The Crisis of Originality
- Carlo Passoni
- Oct 31, 2024
- 2 min read
Are we really living in the 2000s?
Well, only if we adhere to the Gregorian calendar—a system grounded in Christian chronology that paints us as a ‘young’ civilization. But this view is misleading. Consider the Holocene calendar, starting 10,000 years earlier when the climate stabilized, ushering in agriculture and the very notion of a civil society. By this more sensible measure (in my opinion), we’d actually be in the year 12,024.
Suddenly, we’re no longer at the dawn of history but deep into our journey of civilization. Doesn’t it feel more futuristic, more evolved? Well, that’s because we are.

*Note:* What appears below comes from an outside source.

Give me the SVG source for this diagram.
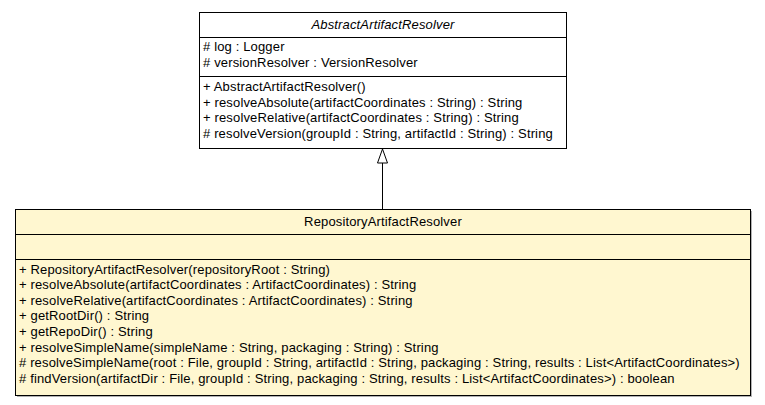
<svg xmlns="http://www.w3.org/2000/svg" width="765" height="405" viewBox="0 0 765 405">
  <style>
    text { font-family: "Liberation Sans", Arial, sans-serif; font-size: 13px; letter-spacing: 0.15px; fill: #000; }
    .title { text-anchor: middle; }
    .abstract { font-style: italic; }
    .box { stroke: #000; stroke-width: 1; }
    .sep { stroke: #000; stroke-width: 1; }
    .shadow { fill: #000; opacity: 0.3; }
    .edge { stroke: #000; stroke-width: 1; fill: none; }
    .head { stroke: #000; stroke-width: 1; fill: #fff; }
  </style>

  <!-- abstract superclass -->
  <g id="AbstractArtifactResolver">
    <rect x="199.5" y="12.5" width="367" height="136" fill="#fff" class="box"/>
    <line x1="199.5" y1="37.5" x2="566.5" y2="37.5" class="sep"/>
    <line x1="199.5" y1="76.5" x2="566.5" y2="76.5" class="sep"/>
    <text x="383" y="29" class="title abstract">AbstractArtifactResolver</text>
    <text x="203" y="51"># log : Logger</text>
    <text x="203" y="67"># versionResolver : VersionResolver</text>
    <text x="203" y="91">+ AbstractArtifactResolver()</text>
    <text x="203" y="107">+ resolveAbsolute(artifactCoordinates : String) : String</text>
    <text x="203" y="122">+ resolveRelative(artifactCoordinates : String) : String</text>
    <text x="203" y="138"># resolveVersion(groupId : String, artifactId : String) : String</text>
  </g>

  <!-- concrete subclass -->
  <g id="RepositoryArtifactResolver">
    <rect x="17" y="211" width="735" height="186" class="shadow"/>
    <rect x="15.5" y="209.5" width="735" height="186" fill="#fff7d0" class="box"/>
    <line x1="15.5" y1="234.5" x2="750.5" y2="234.5" class="sep"/>
    <line x1="15.5" y1="259.5" x2="750.5" y2="259.5" class="sep"/>
    <text x="383" y="226" class="title">RepositoryArtifactResolver</text>
    <text x="19" y="274">+ RepositoryArtifactResolver(repositoryRoot : String)</text>
    <text x="19" y="289">+ resolveAbsolute(artifactCoordinates : ArtifactCoordinates) : String</text>
    <text x="19" y="305">+ resolveRelative(artifactCoordinates : ArtifactCoordinates) : String</text>
    <text x="19" y="320">+ getRootDir() : String</text>
    <text x="19" y="336">+ getRepoDir() : String</text>
    <text x="19" y="352">+ resolveSimpleName(simpleName : String, packaging : String) : String</text>
    <text x="19" y="367"># resolveSimpleName(root : File, groupId : String, artifactId : String, packaging : String, results : List&lt;ArtifactCoordinates&gt;)</text>
    <text x="19" y="383"># findVersion(artifactDir : File, groupId : String, packaging : String, results : List&lt;ArtifactCoordinates&gt;) : boolean</text>
  </g>

  <!-- generalization: subclass to superclass -->
  <g id="connectors">
    <line x1="382.5" y1="209" x2="382.5" y2="163" class="edge"/>
    <polygon points="382.5,149 377.5,163 387.5,163" class="head"/>
  </g>
</svg>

And if we dated ourselves by our age as a species, Homo sapiens, we’d be around the year 300,024. This perspective clarifies the impact of our timeline: thinking we’re in humanity’s infancy may obscure how far we’ve actually come.

Over millennia, humanity has created endlessly—philosophers, psychologists, painters, musicians, writers, and poets have left a vast legacy. Yet, despite countless ideas already committed to paper, we continue to reflect, create, and philosophize. Today, though, merely echoing familiar concepts risks accusations of “lacking originality.” To be clear, if such similarity is intentional and malicious, it’s fair to critique; but when it arises naturally, it’s a marvel of human thought: diverse minds, unique contexts, yet converging insights. Creating something new doesn’t necessarily mean being the first; it’s about being authentic, expressing one’s essence through personal experience and reflection.
The risk today lies in thinking that everything has already been conceived, that human creativity is somehow exhausted. But it’s not. Past creators deserve respect and recognition, of course, but to stop at their achievements would mimic the same medieval mindset that stifled cultural growth. For me, anyone who adds new nuances to poems or ideas, extending meaning beyond what the original author imagined, is an artist.
Each person has the power to perceive, conceive, and frame ideas uniquely, with motivations all their own. Context, origin, purpose—everything differentiates us. Let’s not deny ourselves the right to express new art because there’s always the potential for originality, always the chance to reach someone new. We are evolved beings, and creativity has no limits on similarity.